We were at about 21 degrees north, just on the border of the trades, and as the day progressed the wind got fluky and veered to the southeast. The rule of thumb crossing the Atlantic is not to get greedy but to head southwest from the Canaries, perhaps more south than west, until you reach the 20th parallel, and then turn right. A month of studying wind patterns on the Internet had done nothing to make the Captain doubt the wisdom of this rule. The most direct route across the globe is of course a great circle route, which can be defined as the line where a plane intersecting the beginning and end of your route and the center of the earth meets its circumference. But this route would take you too far north, into the no-wind zone of the Azores High. Some optimistic sailors sail the rhumb line, which is a line that looks strait on a Mercator projection but is actually longer than and to the south of the great circle route. But the safest route, in terms of having the most reliable wind, essential as Maverick will not be motoring, is to head even further to the south, for the 20th parallel.

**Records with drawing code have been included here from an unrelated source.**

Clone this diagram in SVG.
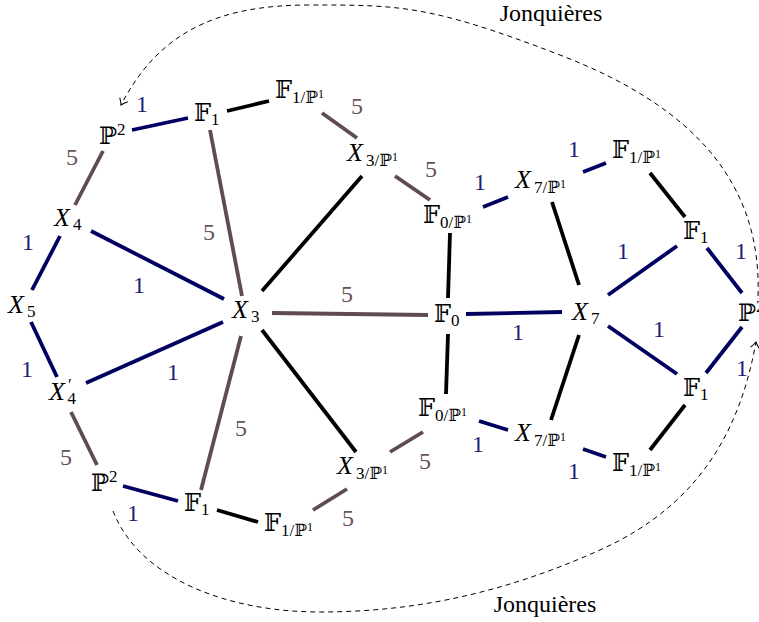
<svg xmlns="http://www.w3.org/2000/svg" width="759" height="622" viewBox="0 0 759 622">
<defs>
<style>
text{font-family:"Liberation Serif","Times New Roman","DejaVu Serif",serif;fill:#000}
.bb{font-family:"DejaVu Serif","DejaVu Sans",serif}
.n{font-size:24px}
.s{font-size:17px}
.ss{font-size:12px}
.i{font-style:italic}
.x{font-style:italic;font-size:26px}
.e{stroke-width:3.8;fill:none}
.k{stroke:#000}
.b{stroke:#000060}
.r{stroke:#5f4b52}
.lb{fill:#1e1e78;font-size:24px;text-anchor:middle}
.lr{fill:#66525a;font-size:24px;text-anchor:middle}
.d{stroke:#000;stroke-width:1;fill:none;stroke-dasharray:5 4}
.j{font-size:24px;text-anchor:middle}
</style>
<marker id="arr" viewBox="-8 -6 10 12" markerWidth="10" markerHeight="12" refX="0" refY="0" orient="auto" markerUnits="userSpaceOnUse">
<path d="M-6,-4.5 Q-2,-1 0,0 Q-2,1 -6,4.5" fill="none" stroke="#000" stroke-width="1"/>
</marker>
</defs>
<rect width="759" height="622" fill="#fff"/>
<g id="connectors">
<line class="e b" x1="132" y1="130" x2="188" y2="118"/>
<line class="e k" x1="227" y1="111" x2="269" y2="101"/>
<line class="e r" x1="322" y1="113" x2="357" y2="138"/>
<line class="e r" x1="395" y1="176" x2="430" y2="200"/>
<line class="e b" x1="483" y1="207" x2="508" y2="197"/>
<line class="e b" x1="583" y1="172" x2="606" y2="163"/>
<line class="e k" x1="650" y1="173" x2="685" y2="217"/>
<line class="e k" x1="552" y1="202" x2="579" y2="285"/>
<line class="e b" x1="608" y1="295" x2="677" y2="246"/>
<line class="e b" x1="707" y1="248" x2="742" y2="293"/>
<line class="e b" x1="466" y1="314" x2="562" y2="312"/>
<line class="e r" x1="272" y1="313" x2="428" y2="315"/>
<line class="e k" x1="450" y1="233" x2="448" y2="298"/>
<line class="e k" x1="448" y1="334" x2="446" y2="394"/>
<line class="e k" x1="579" y1="335" x2="551" y2="420"/>
<line class="e b" x1="608" y1="326" x2="677" y2="374"/>
<line class="e b" x1="742" y1="327" x2="706" y2="373"/>
<line class="e k" x1="685" y1="405" x2="650" y2="450"/>
<line class="e b" x1="583" y1="449" x2="606" y2="457"/>
<line class="e b" x1="479" y1="421" x2="508" y2="430"/>
<line class="e r" x1="423" y1="432" x2="390" y2="452"/>
<line class="e r" x1="347" y1="489" x2="313" y2="510"/>
<line class="e k" x1="217" y1="510" x2="258" y2="522"/>
<line class="e k" x1="262" y1="330" x2="356" y2="452"/>
<line class="e r" x1="201" y1="490" x2="241" y2="336"/>
<line class="e b" x1="123" y1="486" x2="178" y2="501"/>
<line class="e r" x1="97" y1="465" x2="71" y2="412"/>
<line class="e b" x1="57" y1="377" x2="31" y2="322"/>
<line class="e b" x1="86" y1="383" x2="223" y2="322"/>
<line class="e b" x1="91" y1="231" x2="224" y2="299"/>
<line class="e b" x1="32" y1="290" x2="60" y2="236"/>
<line class="e r" x1="75" y1="205" x2="103" y2="151"/>
<line class="e r" x1="210" y1="130" x2="242" y2="296"/>
<line class="e k" x1="262" y1="291" x2="362" y2="176"/>
<path class="d" d="M758,296 C762,180 690,105 560,55 S400,5 310,5 S160,30 121,105" marker-end="url(#arr)"/>
<path class="d" d="M113,511 C140,580 230,612 320,612 S500,595 600,550 S740,430 756,342" marker-end="url(#arr)"/>
<text class="lb" x="142" y="112">1</text>
<text class="lr" x="72" y="165">5</text>
<text class="lb" x="28" y="250">1</text>
<text class="lr" x="209" y="240">5</text>
<text class="lb" x="139" y="293">1</text>
<text class="lb" x="173" y="380">1</text>
<text class="lb" x="27" y="377">1</text>
<text class="lr" x="241" y="436">5</text>
<text class="lr" x="66" y="465">5</text>
<text class="lb" x="133" y="521">1</text>
<text class="lr" x="357" y="114">5</text>
<text class="lr" x="431" y="177">5</text>
<text class="lb" x="480" y="190">1</text>
<text class="lb" x="574" y="157">1</text>
<text class="lb" x="623" y="259">1</text>
<text class="lb" x="741" y="259">1</text>
<text class="lr" x="347" y="302">5</text>
<text class="lb" x="518" y="340">1</text>
<text class="lb" x="659" y="337">1</text>
<text class="lb" x="742" y="376">1</text>
<text class="lb" x="574" y="479">1</text>
<text class="lb" x="478" y="452">1</text>
<text class="lr" x="425" y="469">5</text>
<text class="lr" x="348" y="526">5</text>
<text class="j" x="551" y="21">Jonquières</text>
<text class="j" x="545" y="612">Jonquières</text>
</g>
<g id="n_P2_tl"><text class="n" x="99" y="144"><tspan class="bb">ℙ</tspan><tspan class="s" dy="-9">2</tspan></text></g>
<g id="n_F1_t"><text class="n" x="194" y="121"><tspan class="bb">𝔽</tspan><tspan class="s" dy="4">1</tspan></text></g>
<g id="n_F1P1_t"><text class="n" x="275" y="98"><tspan class="bb">𝔽</tspan><tspan class="s" dy="5">1/</tspan><tspan class="s bb">ℙ</tspan><tspan class="ss" dy="-5">1</tspan></text></g>
<g id="n_X3P1_t"><text class="n" x="347" y="161"><tspan class="x">X</tspan><tspan class="s" dx="3" dy="5">3/</tspan><tspan class="s bb">ℙ</tspan><tspan class="ss" dy="-5">1</tspan></text></g>
<g id="n_F0P1_t"><text class="n" x="423" y="223"><tspan class="bb">𝔽</tspan><tspan class="s" dy="5">0/</tspan><tspan class="s bb">ℙ</tspan><tspan class="ss" dy="-5">1</tspan></text></g>
<g id="n_X7P1_t"><text class="n" x="515" y="188"><tspan class="x">X</tspan><tspan class="s" dx="3" dy="5">7/</tspan><tspan class="s bb">ℙ</tspan><tspan class="ss" dy="-5">1</tspan></text></g>
<g id="n_F1P1_tr"><text class="n" x="612" y="158"><tspan class="bb">𝔽</tspan><tspan class="s" dy="5">1/</tspan><tspan class="s bb">ℙ</tspan><tspan class="ss" dy="-5">1</tspan></text></g>
<g id="n_F1_rt"><text class="n" x="683" y="239"><tspan class="bb">𝔽</tspan><tspan class="s" dy="4">1</tspan></text></g>
<g id="n_P2_r"><text class="n" x="738" y="321"><tspan class="bb">ℙ</tspan><tspan class="s" dy="-9">2</tspan></text></g>
<g id="n_F1_rb"><text class="n" x="683" y="396"><tspan class="bb">𝔽</tspan><tspan class="s" dy="4">1</tspan></text></g>
<g id="n_F1P1_br"><text class="n" x="612" y="471"><tspan class="bb">𝔽</tspan><tspan class="s" dy="5">1/</tspan><tspan class="s bb">ℙ</tspan><tspan class="ss" dy="-5">1</tspan></text></g>
<g id="n_X7P1_b"><text class="n" x="515" y="441"><tspan class="x">X</tspan><tspan class="s" dx="3" dy="5">7/</tspan><tspan class="s bb">ℙ</tspan><tspan class="ss" dy="-5">1</tspan></text></g>
<g id="n_X7"><text class="n" x="572" y="320"><tspan class="x">X</tspan><tspan class="s" dx="3" dy="4">7</tspan></text></g>
<g id="n_F0"><text class="n" x="434" y="322"><tspan class="bb">𝔽</tspan><tspan class="s" dy="4">0</tspan></text></g>
<g id="n_F0P1_b"><text class="n" x="418" y="416"><tspan class="bb">𝔽</tspan><tspan class="s" dy="5">0/</tspan><tspan class="s bb">ℙ</tspan><tspan class="ss" dy="-5">1</tspan></text></g>
<g id="n_X3P1_b"><text class="n" x="337" y="474"><tspan class="x">X</tspan><tspan class="s" dx="3" dy="5">3/</tspan><tspan class="s bb">ℙ</tspan><tspan class="ss" dy="-5">1</tspan></text></g>
<g id="n_F1P1_b"><text class="n" x="264" y="531"><tspan class="bb">𝔽</tspan><tspan class="s" dy="5">1/</tspan><tspan class="s bb">ℙ</tspan><tspan class="ss" dy="-5">1</tspan></text></g>
<g id="n_F1_b"><text class="n" x="184" y="511"><tspan class="bb">𝔽</tspan><tspan class="s" dy="4">1</tspan></text></g>
<g id="n_P2_bl"><text class="n" x="91" y="491"><tspan class="bb">ℙ</tspan><tspan class="s" dy="-9">2</tspan></text></g>
<g id="n_X4p"><text class="n" x="49" y="400"><tspan class="x">X</tspan><tspan class="s" dx="3" dy="-10">′</tspan><tspan class="s" dx="-4" dy="14">4</tspan></text></g>
<g id="n_X5"><text class="n" x="8" y="313"><tspan class="x">X</tspan><tspan class="s" dx="3" dy="4">5</tspan></text></g>
<g id="n_X3"><text class="n" x="232" y="318"><tspan class="x">X</tspan><tspan class="s" dx="3" dy="4">3</tspan></text></g>
<g id="n_X4"><text class="n" x="54" y="226"><tspan class="x">X</tspan><tspan class="s" dx="3" dy="4">4</tspan></text></g>
</svg>
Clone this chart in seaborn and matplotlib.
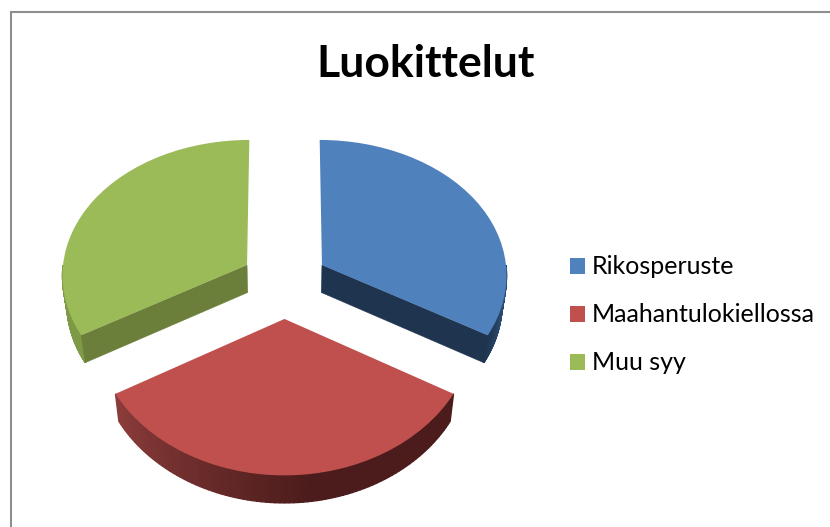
import numpy as np
import seaborn as sns
from matplotlib import pyplot as plt
from matplotlib.transforms import Transform

title = 'Luokittelut'
labels = ['Rikosperuste', 'Maahantulokiellossa', 'Muu syy']
values = [33.3, 33.3, 33.3]
explode = [0.235, 0.27, 0.235]
face_colors = ['#4f81bd', '#c0504d', '#9bbb59']
cut_colors = ['#1f354f', None, '#6b7f3a']
# wall shade from the start of the visible arc to its end
wall_colors = [('#1f354f', '#2c4a70'), ('#8c3d3b', '#4b1c1b'), ('#7f9a47', '#7f9a47')]

# projection of the flat pie onto the picture, in pixels
cx, cy = 284.5, 281
rx, ry = 185.4, 137.5
px, py = 0.0648, 0.08
depth_px = 27.5


def project(u, v, depth=0.0):
    x = cx + rx * u / (1 + px * v) * (1 - 0.02 * depth)
    y = cy - ry * v / (1 + py * v) + depth_px * depth
    return x, y


class Tilt(Transform):
    input_dims = 2
    output_dims = 2
    is_affine = False

    def transform_non_affine(self, values):
        x, y = project(values[:, 0], values[:, 1])
        return np.column_stack([x, y])


sns.set_theme(style='white')
plt.rcParams['font.family'] = ['Lato', 'DejaVu Sans']
palette = sns.color_palette(face_colors)

fig = plt.figure(figsize=(8.3, 5.27), dpi=100)
ax = fig.add_axes([0, 0, 1, 1])

wedges, _ = ax.pie(values, explode=explode, colors=palette, startangle=90,
                   counterclock=False, wedgeprops={'linewidth': 0, 'zorder': 5})
tilt = Tilt() + ax.transData
for w in wedges:
    w.set_transform(tilt)

ax.set_aspect('auto')
ax.set_xlim(0, 830)
ax.set_ylim(527, 0)
ax.axis('off')


def point(i, angle, r, depth):
    a = np.radians(angle)
    mid = np.radians(wedges[i].theta1 + wedges[i].theta2) / 2
    return project(explode[i] * np.cos(mid) + r * np.cos(a),
                   explode[i] * np.sin(mid) + r * np.sin(a), depth)


def cut_face(i, angle):
    p = [point(i, angle, 0, 0), point(i, angle, 1, 0), point(i, angle, 1, 1), point(i, angle, 0, 1)]
    ax.fill(*zip(*p), color=cut_colors[i], lw=0.3, zorder=3)


def outer_wall(i, a0, a1, n=90):
    c0 = np.array(sns.desaturate(wall_colors[i][0], 1))
    c1 = np.array(sns.desaturate(wall_colors[i][1], 1))
    angles = np.linspace(a0, a1, n + 1)
    for k in range(n):
        t = min(1, 1.8 * k / n)
        p = [point(i, angles[k], 1, 0), point(i, angles[k + 1], 1, 0),
             point(i, angles[k + 1], 1, 1), point(i, angles[k], 1, 1)]
        ax.fill(*zip(*p), color=c0 + (c1 - c0) * t, lw=1.0, zorder=2)


# wedge angles come from the pie itself
blue_end = wedges[0].theta1
green_end = wedges[2].theta2
cut_face(0, blue_end)
cut_face(2, green_end)
outer_wall(0, blue_end, 0)
outer_wall(1, wedges[1].theta1, wedges[1].theta2)
outer_wall(2, green_end, -180)

# chart border, only the left and top are inside the crop
ax.plot([11, 11, 830], [527, 12, 12], color='#8e8e8e', lw=1.5, solid_joinstyle='miter', zorder=1)

ax.text(426, 64, title, fontsize=32, fontweight='bold', color='black', ha='center', va='center')

ax.legend(wedges, labels, loc='upper left', bbox_to_anchor=(570 / 830, 1 - 255.5 / 527),
          frameon=False, fontsize=18, handlelength=0.6, handleheight=0.6,
          handletextpad=0.27, labelspacing=1.0, labelcolor='black', borderpad=0, borderaxespad=0)

plt.savefig('out.png', dpi=100)
plt.close()
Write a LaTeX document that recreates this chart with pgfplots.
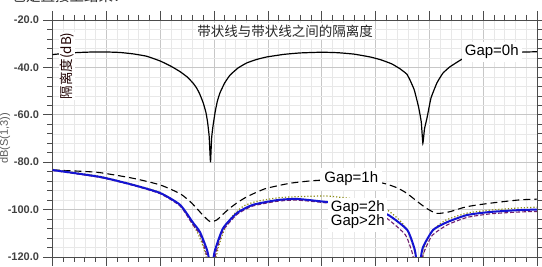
\documentclass[border=0pt]{standalone}
\usepackage{pgfplots}
\pgfplotsset{compat=1.18}
\usepackage{fontspec}
\setmainfont{Liberation Sans}
\newfontfamily\cjk{Noto Sans CJK SC}
\definecolor{olivedot}{RGB}{140,140,20}
\definecolor{purp}{RGB}{110,30,110}
\definecolor{blueline}{RGB}{20,20,210}
\begin{document}
\begin{tikzpicture}[x=1pt,y=1pt]
\begin{axis}[
  at={(52.5pt,10pt)}, anchor=south west,
  width=484.5pt, height=237pt, scale only axis,
  xmin=0, xmax=9, ymin=-120, ymax=-20,
  xtick={0,1,...,9}, minor x tick num=4,
  ytick={-120,-100,...,-20}, minor y tick num=4,
  xticklabels={},
  grid=both,
  major grid style={color=black!22, line width=0.6pt},
  minor grid style={color=black!9, line width=0.5pt},
  tick align=outside,
  major tick length=9pt, minor tick length=5pt,
  every tick/.style={color=black!70, line width=0.6pt},
  axis line style={color=black!70, line width=0.7pt},
  /pgf/number format/assume math mode=true,
  yticklabel={\pgfmathprintnumber[fixed,fixed zerofill,precision=1]{\tick}},
  yticklabel style={font=\bfseries\fontsize{11}{11}\selectfont, text=black!75, xshift=-1pt},
  clip=true,
]
% Gap=0h
\addplot[black, line width=1.2pt, smooth, tension=0.25] coordinates {
(0.00,-34.6) (0.25,-34.0) (0.5,-33.7) (0.75,-33.5) (1.0,-33.5) (1.25,-33.7) (1.5,-34.3) (1.75,-35.3) (2.0,-37.3) (2.2,-39.5) (2.37,-41.8) (2.5,-44) (2.61,-46.6) (2.68,-48.8) (2.74,-51.5) (2.80,-55) (2.85,-59) (2.88,-63) (2.91,-69) (2.935,-80) (2.955,-70) (2.98,-65) (3.02,-59) (3.06,-54.5) (3.11,-50.8) (3.2,-46.5) (3.3,-43.2) (3.45,-40.2) (3.61,-38.1) (3.8,-36.6) (3.98,-35.6) (4.3,-34.5) (4.6,-33.9) (5.0,-33.6) (5.3,-33.8) (5.6,-34.4) (5.9,-35.6) (6.1,-36.8) (6.3,-38.5) (6.45,-40.5) (6.58,-42.8) (6.64,-45.3) (6.72,-49.5) (6.80,-56.7) (6.85,-63) (6.88,-72) (6.91,-66) (6.96,-61) (7.03,-53) (7.14,-46.6) (7.25,-42.5) (7.38,-39.8) (7.61,-36.5) (7.8,-35.2) (8.0,-34.5) (8.4,-33.8) (8.8,-33.5) (9.0,-33.4)
};
% Gap=1h
\addplot[black, line width=1.1pt, dash pattern=on 7pt off 4pt, smooth, tension=0.4] coordinates {
(0,-83.3) (0.5,-83.8) (0.88,-84.4) (1.5,-86.8) (2.0,-89.6) (2.37,-93.3) (2.55,-96.5) (2.68,-99.5) (2.8,-102.5) (2.93,-105.1) (3.05,-104.4) (3.15,-102.3) (3.30,-99.3) (3.45,-96.8) (3.61,-94.6) (3.8,-92.6) (3.98,-91) (4.41,-88.9) (4.84,-87.8) (5.3,-87.3) (5.8,-87.8) (6.15,-88.9) (6.4,-90.8) (6.58,-93.1) (6.8,-97) (6.95,-99.5) (7.14,-101.6) (7.38,-100.9) (7.69,-98.8) (8.13,-97.3) (8.68,-95.9) (9,-95.6)
};
% olive dotted
\addplot[olivedot, line width=1.2pt, dotted, smooth, tension=0.35] coordinates {
(0,-83.0) (0.88,-86.0) (1.5,-89.4) (2.0,-92.8) (2.37,-98) (2.55,-104) (2.7,-110) (2.82,-117) (2.9,-124) (3.0,-124) (3.08,-116) (3.2,-108) (3.35,-102.5) (3.55,-98.5) (3.8,-96.5) (4.2,-95) (4.6,-94.5) (5.1,-94.3) (5.6,-95.5) (6.0,-97.5) (6.24,-100.5) (6.45,-104.5) (6.6,-109) (6.72,-117) (6.78,-124) (6.85,-124) (6.92,-115) (7.05,-109) (7.3,-104.5) (7.7,-101.5) (8.13,-100.2) (8.68,-99.3) (9,-99)
};
% Gap>2h purple dashed
\addplot[purp, line width=1.1pt, dash pattern=on 4pt off 2pt, smooth, tension=0.35] coordinates {
(0,-83.5) (0.88,-86.4) (1.5,-89.8) (2.0,-93.3) (2.37,-98.5) (2.61,-106.5) (2.74,-110.5) (2.85,-118) (2.9,-124) (2.98,-124) (3.05,-117) (3.17,-108.8) (3.43,-102) (3.72,-98.5) (4.17,-96.5) (4.54,-96) (5.1,-97.2) (5.5,-98.3) (5.9,-100.5) (6.2,-103.5) (6.55,-110.5) (6.68,-118) (6.74,-124) (6.82,-124) (6.9,-118) (7.05,-111) (7.33,-106.5) (7.7,-103.3) (8.13,-101.8) (8.68,-101) (9,-100.8)
};
% Gap=2h blue
\addplot[blueline, line width=2pt, smooth, tension=0.35] coordinates {
(0,-83.3) (0.88,-86.2) (1.5,-89.6) (2.0,-93) (2.37,-98) (2.61,-105.5) (2.74,-109.5) (2.87,-117) (2.93,-123) (2.97,-123) (3.02,-117) (3.17,-107.8) (3.43,-101.4) (3.72,-98) (4.17,-96) (4.54,-95.5) (5.1,-96.8) (5.5,-97.8) (5.9,-99.8) (6.24,-102.3) (6.59,-108.6) (6.73,-117) (6.77,-123) (6.82,-123) (6.88,-116) (7.07,-108.6) (7.33,-105.3) (7.70,-102.3) (8.13,-101) (8.68,-100.2) (9,-100)
};
\node[fill=white, inner sep=1.5pt, text=black!85, font=\cjk\fontsize{13.5}{13.5}\selectfont] at (axis cs:4.32,-24.6) {带状线与带状线之间的隔离度};
\node[fill=white, inner sep=1pt, rotate=90, text=black!80!red!60!black, font=\cjk\fontsize{13.5}{13.5}\selectfont] at (axis cs:0.27,-39.4) {隔离度(dB)};
\node[fill=white, inner sep=3pt, font=\fontsize{15}{15}\selectfont] at (axis cs:8.16,-33.5) {Gap=0h};
\node[fill=white, inner sep=4pt, font=\fontsize{15}{15}\selectfont] at (axis cs:5.55,-87.1) {Gap=1h};
\node[fill=white, inner sep=2.5pt, align=left, font=\fontsize{15}{14.5}\selectfont] at (axis cs:5.67,-102.2) {Gap=2h\\Gap>2h};
\end{axis}
\node[rotate=90, text=black!65, font=\fontsize{11}{11}\selectfont] at (5,128.5) {dB(S(1,3))};
\node[anchor=base west, text=black!80, font=\cjk\fontsize{14.5}{14.5}\selectfont] at (8,265.5) {也是直接上结果：};
\pgfresetboundingbox
\path[use as bounding box] (0,0) rectangle (542,267);
\end{tikzpicture}
\end{document}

Hunkered down in the cabin, we had been moving fast with the strong winds of the high to our north and with one more day, we would have been there, but the change in winds was harbinger of the weakening of the high, and so we determined to steer a course more directly south to get to about latitude 19, and hoped thereby to be in the tradewinds drawn by the low of the ITCZ rather than the winds pushed by the high pressure. At that point we would make our course change towards the Caribbean. Our heading is currently about 200 degrees true, but by tomorrow, unless our wind completely disappears, we should fall off and at that point we can set a great circle course of about 260. We have gnomonic paper charts to figure it, but the GPS will give it to us automatically.

Tonite Ship's Chef Terry Shrode prepared an excellent curry complete with papadums, and as the sun set we put on our favorite sailing tape, Van Morrison's album with the Chieftains. The first stars appeared in the dying twilight, and to the tune of the fiddle and the bones and the pennywhistle, Maverick leapt through the waves of the great Atlantic Ocean.

PS to Chris: We can use the engine to get in and out of harbors but can't depend on the prop shaft for long hours underway. Not to worry.